All in all, the fights were short, but there was still intrigue and home run moments that they could replay time and time again on highlight films. Gerard Gordeau threw a kick that knocked out four of Teila Tuli’s teeth with a blow that would be considered illegal today. Ken Shamrock submitted Patrick Smith with a heel hook, which also became his signature hold.

The production of the show was pretty terrible and it was nowhere near what HBO and Showtime was doing with their boxing broadcasts at the time. And the announcing was laughable as well. For the first show, kick boxers Bill Wallace and Kathy Long were joined by NFL great Jim Brown on the announce team. Two kick boxers and a football player had no idea what they were calling when the fight wasn’t on the feet. Brown stayed on board for the first six UFC shows which gave the shows a little bit of credibility for the company, but zero credibility in the announcing of what would eventually be called MMA.

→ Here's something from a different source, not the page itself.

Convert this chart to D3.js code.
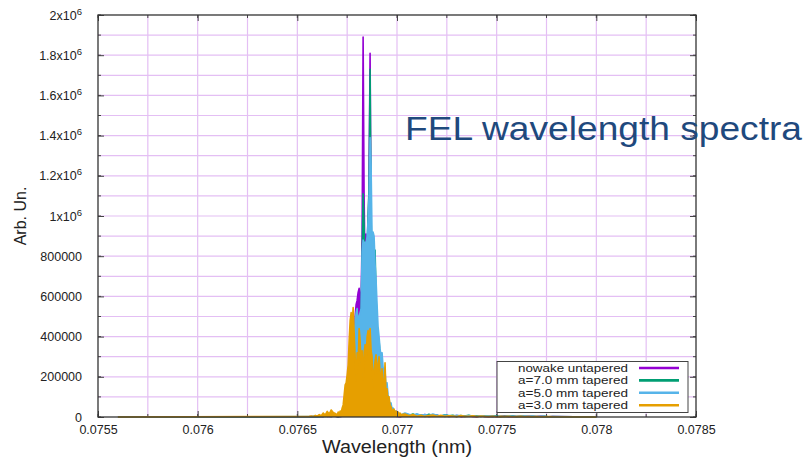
<!DOCTYPE html>
<html>
<head>
<meta charset="utf-8">
<script src="https://cdn.jsdelivr.net/npm/d3@7"></script>
<style>
  html, body { margin: 0; padding: 0; background: #fff; }
  svg { display: block; }
  text { font-family: "Liberation Sans", Arial, sans-serif; }
</style>
</head>
<body>
<svg id="chart" width="805" height="461"></svg>
<script>
// ---- Series meta ----
const seriesNames = ["nowake untapered", "a=7.0 mm tapered", "a=5.0 mm tapered", "a=3.0 mm tapered"];
const seriesColors = ["#9400d3", "#009e73", "#56b4e9", "#e69f00"];

// ---- Axis ticks ----
const xTicks = [0.0755, 0.076, 0.0765, 0.077, 0.0775, 0.078, 0.0785];
const xTickLabels = ["0.0755", "0.076", "0.0765", "0.077", "0.0775", "0.078", "0.0785"];
const yTicks = [0, 200000, 400000, 600000, 800000, 1000000, 1200000, 1400000, 1600000, 1800000, 2000000];
const yTickLabels = ["0", "200000", "400000", "600000", "800000", "1x10^6", "1.2x10^6", "1.4x10^6", "1.6x10^6", "1.8x10^6", "2x10^6"];

// ---- Sampling grids (nm) ----
const bandStart = 0.0756, bandEnd = 0.0780;          // recorded band, zero signal at the ends
const leftTailStart = 0.07656, leftTailStep = 0.00001;
const coreStart = 0.07670, coreStep = 0.000005;
const rightTailStart = 0.07704, rightTailStep = 0.00002;

// ---- Spectra, in units of 10^3 (Arb. Un.) ----
// nowake untapered
const nowakeLeft = [1, 2, 1, 3, 2, 4, 3, 2, 5, 3, 4, 3, 5, 4];
const nowakeCore = [2, 3, 2, 4, 3, 5, 6, 8, 10, 15, 20, 30, 45, 60, 80, 120,
  300, 400, 500, 560, 580, 620, 640, 600, 580, 900, 1890, 1100, 700, 910, 780, 850,
  1200, 1810, 900, 650, 500, 420, 350, 280, 220, 180, 150, 120, 90, 70, 55, 40,
  30, 25, 20, 15, 12, 10, 8, 6, 5, 5, 4, 4, 3, 3, 2, 2, 2];
const nowakeRight = [8, 5, 10, 4, 6, 12, 3, 5, 8, 4, 6, 3, 5, 7, 2, 4, 6, 3, 2,
  5, 3, 2, 4, 2, 3, 5, 2, 3, 2, 4, 2, 3, 2, 2, 3, 2, 1, 2];

// a=7.0 mm tapered
const tap7Left = [1, 1, 2, 2, 3, 2, 4, 3, 3, 5, 4, 3, 4, 5];
const tap7Core = [2, 2, 3, 3, 4, 5, 6, 8, 10, 14, 18, 25, 35, 50, 70, 100,
  150, 210, 280, 350, 380, 400, 450, 470, 500, 800, 1110, 950, 700, 760, 820, 1000,
  1150, 1730, 1000, 700, 760, 820, 830, 600, 450, 350, 380, 300, 250, 200, 160, 120,
  90, 70, 50, 40, 30, 25, 20, 15, 12, 10, 8, 8, 6, 6, 5, 5, 4];
const tap7Right = [12, 8, 15, 6, 10, 5, 14, 7, 9, 4, 11, 6, 8, 3, 7, 5, 9, 4, 6,
  3, 5, 4, 3, 6, 2, 4, 3, 5, 2, 3, 4, 2, 3, 2, 2, 3, 1, 2];

// a=5.0 mm tapered
const tap5Left = [2, 1, 3, 2, 2, 4, 3, 5, 4, 3, 6, 4, 5, 6];
const tap5Core = [3, 4, 4, 5, 6, 8, 10, 14, 18, 24, 30, 40, 55, 75, 100, 140,
  250, 380, 480, 520, 540, 470, 500, 520, 540, 820, 880, 860, 870, 860, 900, 980,
  1100, 1390, 1250, 880, 920, 900, 760, 680, 560, 450, 400, 340, 300, 320, 250, 210,
  230, 150, 170, 110, 90, 60, 70, 40, 45, 30, 25, 30, 20, 15, 18, 12, 10];
const tap5Right = [20, 14, 9, 16, 8, 12, 6, 15, 9, 5, 10, 7, 4, 8, 6, 3, 7, 5, 4,
  6, 3, 5, 2, 4, 3, 2, 4, 3, 2, 3, 2, 2, 3, 1, 2, 2, 1, 1];

// a=3.0 mm tapered
const tap3Left = [3, 5, 2, 8, 4, 12, 6, 20, 10, 28, 15, 35, 22, 18];
const tap3Core = [10, 25, 15, 30, 20, 45, 60, 110, 160, 170, 210, 260, 380, 480, 520, 460,
  545, 420, 300, 180, 320, 260, 440, 380, 240, 330, 180, 320, 360, 280, 400, 430,
  380, 440, 330, 300, 150, 230, 280, 310, 220, 260, 300, 220, 180, 240, 160, 150,
  270, 110, 140, 80, 100, 60, 50, 35, 25, 40, 20, 30, 18, 25, 15, 20, 12];
const tap3Right = [15, 6, 12, 4, 9, 3, 7, 10, 4, 8, 3, 6, 5, 2, 7, 3, 4, 6, 2,
  5, 3, 2, 4, 1, 3, 2, 3, 1, 2, 3, 1, 2, 1, 2, 1, 1, 2, 1];

const seriesParts = [
  [nowakeLeft, nowakeCore, nowakeRight],
  [tap7Left, tap7Core, tap7Right],
  [tap5Left, tap5Core, tap5Right],
  [tap3Left, tap3Core, tap3Right]
];

// Assemble (wavelength, value) pairs on the sampling grids
function buildSpectrum([left, core, right]) {
  const pts = [[bandStart, 0]];
  left.forEach((v, i) => pts.push([leftTailStart + i * leftTailStep, v * 1e3]));
  core.forEach((v, i) => pts.push([coreStart + i * coreStep, v * 1e3]));
  right.forEach((v, i) => pts.push([rightTailStart + i * rightTailStep, v * 1e3]));
  pts.push([bandEnd, 0]);
  return pts;
}
const spectra = seriesParts.map(buildSpectrum);

// ---- Layout ----
const svg = d3.select("#chart");
const plot = { left: 98, right: 696, top: 15, bottom: 417 };
const x = d3.scaleLinear().domain([0.0755, 0.0785]).range([plot.left, plot.right]);
const y = d3.scaleLinear().domain([0, 2000000]).range([plot.bottom, plot.top]);

// Grid: every minor tick on both axes
const gridColor = "#e4bff4";
const xMinor = d3.range(0, 13).map(i => 0.0755 + i * 0.00025);
const yMinor = d3.range(0, 21).map(i => i * 100000);
const grid = svg.append("g");
grid.selectAll("line.gx").data(xMinor.slice(1, -1)).join("line")
  .attr("x1", d => x(d)).attr("x2", d => x(d))
  .attr("y1", plot.top).attr("y2", plot.bottom)
  .attr("stroke", gridColor).attr("stroke-width", 1.2);
grid.selectAll("line.gy").data(yMinor.slice(1, -1)).join("line")
  .attr("x1", plot.left).attr("x2", plot.right)
  .attr("y1", d => y(d)).attr("y2", d => y(d))
  .attr("stroke", gridColor).attr("stroke-width", 1.2);

// Minor tick marks (inward, all four sides)
const tickColor = "#444";
const mt = svg.append("g").attr("stroke", tickColor).attr("stroke-width", 1);
xMinor.forEach(v => {
  mt.append("line").attr("x1", x(v)).attr("x2", x(v)).attr("y1", plot.bottom).attr("y2", plot.bottom - 3);
  mt.append("line").attr("x1", x(v)).attr("x2", x(v)).attr("y1", plot.top).attr("y2", plot.top + 3);
});
yMinor.forEach(v => {
  mt.append("line").attr("x1", plot.left).attr("x2", plot.left + 3).attr("y1", y(v)).attr("y2", y(v));
  mt.append("line").attr("x1", plot.right).attr("x2", plot.right - 3).attr("y1", y(v)).attr("y2", y(v));
});

// Spectra: filled under each trace, drawn in legend order
const area = d3.area().x(d => x(d[0])).y0(y(0)).y1(d => y(d[1]));
const line = d3.line().x(d => x(d[0])).y(d => y(d[1]));
const traces = svg.append("g");
spectra.forEach((pts, i) => {
  traces.append("path").datum(pts).attr("d", area)
    .attr("fill", seriesColors[i]).attr("stroke", "none");
  traces.append("path").datum(pts).attr("d", line)
    .attr("fill", "none").attr("stroke", seriesColors[i])
    .attr("stroke-width", 1.6).attr("stroke-linejoin", "round");
});

// Axes
const fontSize = 12.5;
const xAxis = d3.axisBottom(x).tickValues(xTicks)
  .tickFormat((d, i) => xTickLabels[i]).tickSizeInner(-6).tickSizeOuter(0).tickPadding(8);
const gx = svg.append("g").attr("transform", `translate(0,${plot.bottom})`).call(xAxis);
gx.select(".domain").remove();
gx.selectAll(".tick line").attr("stroke", tickColor);
gx.selectAll(".tick text").attr("font-size", fontSize).attr("fill", "#222")
  .attr("font-family", "Liberation Sans, Arial, sans-serif");

const xTop = d3.axisTop(x).tickValues(xTicks).tickFormat("").tickSizeInner(-6).tickSizeOuter(0);
const gxt = svg.append("g").attr("transform", `translate(0,${plot.top})`).call(xTop);
gxt.select(".domain").remove();
gxt.selectAll(".tick line").attr("stroke", tickColor);

const yAxis = d3.axisLeft(y).tickValues(yTicks)
  .tickFormat((d, i) => yTickLabels[i]).tickSizeInner(-6).tickSizeOuter(0).tickPadding(16);
const gy = svg.append("g").attr("transform", `translate(${plot.left},0)`).call(yAxis);
gy.select(".domain").remove();
gy.selectAll(".tick line").attr("stroke", tickColor);
gy.selectAll(".tick text").attr("font-size", fontSize).attr("fill", "#222")
  .attr("font-family", "Liberation Sans, Arial, sans-serif")
  .each(function(d, i) {
    const label = yTickLabels[i];
    if (label.includes("^")) {
      const [base, exp] = label.split("^");
      const t = d3.select(this).text(null);
      t.append("tspan").text(base);
      t.append("tspan").text(exp).attr("font-size", 9.5).attr("dy", "-5");
    }
  });

const yRight = d3.axisRight(y).tickValues(yTicks).tickFormat("").tickSizeInner(-6).tickSizeOuter(0);
const gyr = svg.append("g").attr("transform", `translate(${plot.right},0)`).call(yRight);
gyr.select(".domain").remove();
gyr.selectAll(".tick line").attr("stroke", tickColor);

// Frame
svg.append("rect")
  .attr("x", plot.left).attr("y", plot.top)
  .attr("width", plot.right - plot.left).attr("height", plot.bottom - plot.top)
  .attr("fill", "none").attr("stroke", "#333").attr("stroke-width", 1.3);

// Axis titles
svg.append("text")
  .attr("x", (plot.left + plot.right) / 2).attr("y", 453)
  .attr("text-anchor", "middle").attr("font-size", 17.5).attr("fill", "#222")
  .attr("textLength", 150).attr("lengthAdjust", "spacingAndGlyphs")
  .text("Wavelength (nm)");
svg.append("text")
  .attr("transform", `translate(26,${(plot.top + plot.bottom) / 2}) rotate(-90)`)
  .attr("text-anchor", "middle").attr("font-size", 16).attr("fill", "#222")
  .text("Arb. Un.");

// Legend
const legendRow = 12.4;
const legend = svg.append("g");
legend.append("rect")
  .attr("x", 497).attr("y", 361.5).attr("width", 191).attr("height", 51)
  .attr("fill", "#fff").attr("stroke", "#444").attr("stroke-width", 1);
seriesNames.forEach((name, i) => {
  const cy = 368 + i * legendRow;
  legend.append("text")
    .attr("x", 628).attr("y", cy + 4)
    .attr("text-anchor", "end").attr("font-size", 10.8).attr("fill", "#222")
    .attr("textLength", 110).attr("lengthAdjust", "spacingAndGlyphs")
    .text(name);
  legend.append("line")
    .attr("x1", 639).attr("x2", 679).attr("y1", cy).attr("y2", cy)
    .attr("stroke", seriesColors[i]).attr("stroke-width", 2.6);
});

// Slide heading
svg.append("text")
  .attr("x", 405).attr("y", 140)
  .attr("font-family", "Open Sans, Noto Sans, sans-serif")
  .attr("font-size", 34).attr("fill", "#1f497d")
  .attr("textLength", 397).attr("lengthAdjust", "spacingAndGlyphs")
  .text("FEL wavelength spectra");
</script>
</body>
</html>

(Brown was the color analyst and when they asked him his opinion, he would give really short cliched responses. The only thing he really provided was giving the viewers an idea how tough these guys really were because Brown was known as a super tough guy and if he said these guys were tough, they were tough.)

The two stars of the show were Royce Gracie and Ken Shamrock. Gracie was in a gi and was the smallest competitor, but he was tapping guys out in record time. He had a Bruce Lee-like mysteriousness in when you looked at him, he didn’t look like much. But once he locked his eyes on his prey, he was a savage. Shamrock looked the part. He was swollen like a body builder and stood tall with a mean streak like no other.

Watching the first round, it was clear that the two were the best fighters and you couldn’t wait to see them fight each other. After each easily won their first fights, they were matched up with each other in the semi-final, which in hindsight was probably a mistake. They should’ve been on opposite sides of the bracket so they could be matched up in the finals.

When Gracie and Shamrock were in the cage together, it felt like a big deal. Shamrock looked like he was simply going to overpower Gracie, but the wily jiu-jitsu veteran sunk in a rear naked choke using his gi, which was totally legal, and won in less than a minute. Shamrock was just as surprised as anyone, but knew that he needed to learn how to defend jiu-jitsu if he was ever going to beat Gracie.

Gracie would go on to beat Gordeau by rear naked choke with just 1:44 gone in the first round to cement himself as the very first UFC winner. What he also did was put jiu-jitsu on the map in the United States.

Overall, the show had solid action and a few really cool moments. But the production and announcing took it down a notch as the presentation was less than professional. But I would recommend anyone who hasn’t seen this show and is a fan of MMA today to take a look at the very first show. It was truly memorable both for the right and wrong reasons.